Making use of natural shelter in the Lakes  © Dan Bailey
Making use of natural shelter in the Lakes
© Dan Bailey

6. It doesn't have to be a suffer-fest

OK I've said to keep it light and simple, but still you needn't take things to spartan extremes. Why not have a pillow for instance? That doesn't mean carting a cushion along: All you need is a partially inflated sealed drybag, or a stuff sack full of the clothes you just took off. These are things you'll have had with you anyway. In colder weather a spare pair of night time socks easily earn their baggage allowance, since the ones you wore in the day will inevitably be wet. Give yourself a nice little end-of-day reward too - a handful of sweets, a hip flask, or whatever you fancy.   

7. Weatherproof your gear before bed

There won't be space inside the bag for your rucksack, footwear and cooking stuff. So what if it pours in the night, or the wind gets up? Wrap everything in a separate waterproof bag - a bin liner will do - and/or weigh it down.

8. Stay well fed

Nights out can be cold, surprise surprise, and there really are no prizes for needless suffering (spot a theme developing here?). Besides, you're out in all weathers, working hard all day, so adequate food intake is a must. Go with a high calorie, high carb, easily cooked dinner. I'm not personally a great fan of ready made dehydrated camp meals. They seem to cost a lot for what you get; their edibility is a gamble; and many would not be enough to fill me up after a hard day anyway (but I am a big eater). I'm too lazy to dehydrate my own camp meals, but for a night or three you can't go far wrong with variations on a theme of: quick cook pasta or couscous, a sachet of sauce, chunks of chorizo, a few pine nuts and a chunk of cheddar. Don't skimp on the desert - something faff free like chocolate if you're saving fuel. Before lights out a hot cup of instant soup or drinking chocolate sets you up for the night.

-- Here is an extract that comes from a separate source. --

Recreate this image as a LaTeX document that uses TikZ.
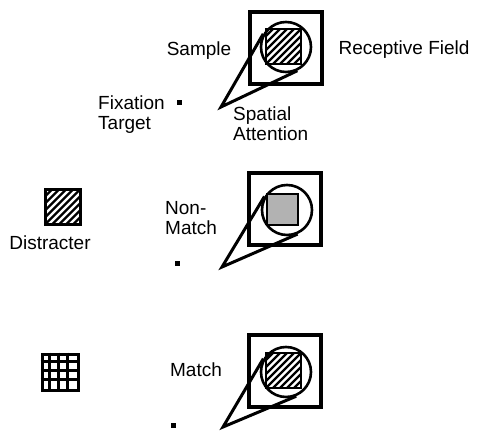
\documentclass[tikz,border=0pt]{standalone}
\usepackage{fontspec}
\setmainfont{Liberation Sans}
\usetikzlibrary{calc}

\begin{document}
\begin{tikzpicture}[
  x=1pt, y=-1pt,
  every node/.style={inner sep=0pt, font=\fontsize{19}{20}\selectfont},
  rfbox/.style={draw, line width=3.8pt, minimum size=72pt},
  ring/.style={circle, draw, line width=2.6pt, minimum size=50pt},
  stim/.style={draw, line width=2pt, minimum size=35pt},
  hatched/.style={path picture={
      \foreach \k in {-42,-35,...,42}
        \draw[line width=2.3pt] ($(path picture bounding box.center)+(\k-30,30)$)
          -- ($(path picture bounding box.center)+(\k+30,-30)$);
    }},
  fixdot/.style={fill, minimum size=5pt},
  cone/.style={line width=3pt, line join=miter}
]
  \useasboundingbox (0,0) rectangle (478,430);

  % sample
  \node[rfbox] (rf1) at (286,48) {};
  \node[ring] (ring1) at (286,47) {};
  \node[stim, hatched] (probe1) at (283.5,46.5) {};
  \node[fixdot] (fix1) at (179,103) {};
  \coordinate (a1) at (221,107);
  \draw[cone] (tangent cs:node=ring1,point={(a1)},solution=1) -- (a1)
    -- (tangent cs:node=ring1,point={(a1)},solution=2);

  % non-match
  \node[rfbox] (rf2) at (285,209) {};
  \node[ring] (ring2) at (287,210) {};
  \node[stim, fill=black!30, minimum size=31pt] (probe2) at (282.5,209) {};
  \node[fixdot] (fix2) at (177,263) {};
  \coordinate (a2) at (222,267);
  \draw[cone] (tangent cs:node=ring2,point={(a2)},solution=1) -- (a2)
    -- (tangent cs:node=ring2,point={(a2)},solution=2);

  % match
  \node[rfbox] (rf3) at (285,371) {};
  \node[ring] (ring3) at (286,372) {};
  \node[stim, hatched] (probe3) at (283.5,370.5) {};
  \node[fixdot] (fix3) at (173,425) {};
  \coordinate (a3) at (223,427);
  \draw[cone] (tangent cs:node=ring3,point={(a3)},solution=1) -- (a3)
    -- (tangent cs:node=ring3,point={(a3)},solution=2);

  % distracters
  \node[stim, hatched, line width=3pt] (dist) at (63,206.5) {};
  \node[stim, line width=3pt, minimum size=36pt] (grid) at (60,372) {};
  \foreach \k in {9,18,27}
  {
    \draw[line width=2.8pt] ($(grid.north west)+(\k,0)$) -- ($(grid.south west)+(\k,0)$);
    \draw[line width=2.8pt] ($(grid.north west)+(0,\k)$) -- ($(grid.north east)+(0,\k)$);
  }

  % labels
  \node (sample) at (199,51) {Sample};
  \node (rflabel) at (404,50) {Receptive Field};
  \node[anchor=north west, align=left] (fixlabel) at (98,96) {Fixation\\Target};
  \node[anchor=north west, align=left] (attnlabel) at (233,107) {Spatial\\Attention};
  \node[anchor=north west, align=left] (nonmatch) at (165,201) {Non-\\Match};
  \node (distlabel) at (50,243) {Distracter};
  \node (match) at (196,370) {Match};
\end{tikzpicture}
\end{document}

Mr Frosty.... A chilly bivi under the Shelter Stone.   © si cooke
Mr Frosty.... A chilly bivi under the Shelter Stone.
© si cooke, Feb 1996

9. Go when you've gotta

We've all done it. You wake in the night needing a pee; but you're zipped into a bag, inside another bag, and it's cold out there. You roll over and try to ignore the inevitable. It never works for long. But there you lie anyway, for what seems like hours, drifting in and out of semi consciousness, half-dreaming of waterfalls and frittering away valuable sleep. If you'd moved straight away you'd have been happily snoring again in a minute. For god's sake get up and do it. Just watch where you aim if it's windy.

10. Keep it tidy

The mountain environment is a fragile and finite resource, and easily trashed. The usual commonsense rules most definitely apply: leave nothing but footprints; pack out all rubbish - including fruit peel, which takes ages to decompose; go to the toilet far from any water source; bury your poo and burn used toilet paper (you only get greenie points for this if you don't accidentally start a moorland fire in the process). Though for some people no wild camp is complete without the hypnotic crackle and smoky hiss of wet twigs trying to burn, camp fires in the hills are generally frowned upon. Aside from the obvious risk of starting a bigger fire than intended, leaving circles of charred earth everywhere you go is hardly compatible with the leave no trace ethos. Perhaps an exception can be made on beaches below the tide line?